#### [Material]
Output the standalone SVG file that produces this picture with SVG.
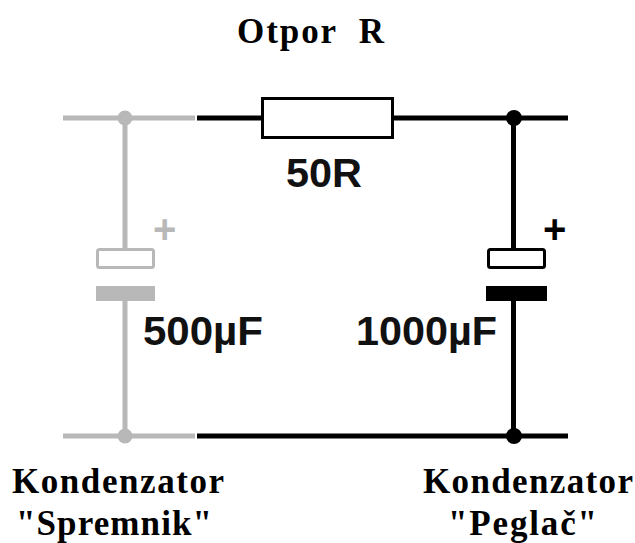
<svg xmlns="http://www.w3.org/2000/svg" width="635" height="543" viewBox="0 0 635 543">
<style>
.w{fill:none;stroke-width:5}
.k{stroke:#000}.g{stroke:#b8b8b8}
.b{fill:#fff;stroke-width:3}
.s{font-family:"Liberation Serif",serif;font-weight:bold;font-size:35px;fill:#000}
.a{font-family:"Liberation Sans",sans-serif;font-weight:bold;font-size:40px;fill:#111}
.p{font-family:"Liberation Sans",sans-serif;font-weight:bold;font-size:40px}
</style>
<rect width="635" height="543" fill="#fff"/>
<g id="connectors">
<path class="w g" d="M63 118H195M125 118V250M125 298V436M63 436H195"/>
<path class="w k" d="M197 118H262M392 118H568M513.500 118V250M513.500 298V436M197 436H568"/>
</g>
<g id="resistor"><rect class="b k" x="262.500" y="98.500" width="130" height="39"/><text class="a" x="286" y="187" textLength="76" lengthAdjust="spacingAndGlyphs">50R</text></g>
<g id="title"><text class="s" x="237" y="43" xml:space="preserve" textLength="147">Otpor  R</text></g>
<g id="cap-left">
<circle cx="125" cy="118" r="7.500" fill="#b8b8b8"/><circle cx="125" cy="436" r="7.500" fill="#b8b8b8"/>
<rect class="b g" x="97.500" y="249.500" width="56" height="18" rx="2"/>
<rect x="96" y="286" width="59" height="15" fill="#b8b8b8"/>
<text class="p" x="153" y="243" fill="#b8b8b8">+</text>
<text class="a" x="143" y="345" textLength="120" lengthAdjust="spacingAndGlyphs">500µF</text>
<text class="s" x="12" y="493" textLength="212">Kondenzator</text><text class="s" x="16" y="535" textLength="196">"Spremnik"</text>
</g>
<g id="cap-right">
<circle cx="514" cy="118" r="8" fill="#000"/><circle cx="514" cy="436" r="8" fill="#000"/>
<rect class="b k" x="488.500" y="249.500" width="56" height="18" rx="2"/>
<rect x="486" y="286" width="61" height="15" fill="#000"/>
<text class="p" x="543" y="243" fill="#000">+</text>
<text class="a" x="356" y="345" textLength="141" lengthAdjust="spacingAndGlyphs">1000µF</text>
<text class="s" x="423" y="493" textLength="210">Kondenzator</text><text class="s" x="448" y="535" textLength="149">"Peglač"</text>
</g>
</svg>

#### [Short problem]
Transcribe the material exactly, leaving every picture out.

#### [Answer to this exercise]
Output the standalone SVG file that produces this picture with SVG.
<svg xmlns="http://www.w3.org/2000/svg" width="635" height="543" viewBox="0 0 635 543">
<style>
.w{fill:none;stroke-width:5}
.k{stroke:#000}.g{stroke:#b8b8b8}
.b{fill:#fff;stroke-width:3}
.s{font-family:"Liberation Serif",serif;font-weight:bold;font-size:35px;fill:#000}
.a{font-family:"Liberation Sans",sans-serif;font-weight:bold;font-size:40px;fill:#111}
.p{font-family:"Liberation Sans",sans-serif;font-weight:bold;font-size:40px}
</style>
<rect width="635" height="543" fill="#fff"/>
<g id="connectors">
<path class="w g" d="M63 118H195M125 118V250M125 298V436M63 436H195"/>
<path class="w k" d="M197 118H262M392 118H568M513.500 118V250M513.500 298V436M197 436H568"/>
</g>
<g id="resistor"><rect class="b k" x="262.500" y="98.500" width="130" height="39"/><text class="a" x="286" y="187" textLength="76" lengthAdjust="spacingAndGlyphs">50R</text></g>
<g id="title"><text class="s" x="237" y="43" xml:space="preserve" textLength="147">Otpor  R</text></g>
<g id="cap-left">
<circle cx="125" cy="118" r="7.500" fill="#b8b8b8"/><circle cx="125" cy="436" r="7.500" fill="#b8b8b8"/>
<rect class="b g" x="97.500" y="249.500" width="56" height="18" rx="2"/>
<rect x="96" y="286" width="59" height="15" fill="#b8b8b8"/>
<text class="p" x="153" y="243" fill="#b8b8b8">+</text>
<text class="a" x="143" y="345" textLength="120" lengthAdjust="spacingAndGlyphs">500µF</text>
<text class="s" x="12" y="493" textLength="212">Kondenzator</text><text class="s" x="16" y="535" textLength="196">"Spremnik"</text>
</g>
<g id="cap-right">
<circle cx="514" cy="118" r="8" fill="#000"/><circle cx="514" cy="436" r="8" fill="#000"/>
<rect class="b k" x="488.500" y="249.500" width="56" height="18" rx="2"/>
<rect x="486" y="286" width="61" height="15" fill="#000"/>
<text class="p" x="543" y="243" fill="#000">+</text>
<text class="a" x="356" y="345" textLength="141" lengthAdjust="spacingAndGlyphs">1000µF</text>
<text class="s" x="423" y="493" textLength="210">Kondenzator</text><text class="s" x="448" y="535" textLength="149">"Peglač"</text>
</g>
</svg>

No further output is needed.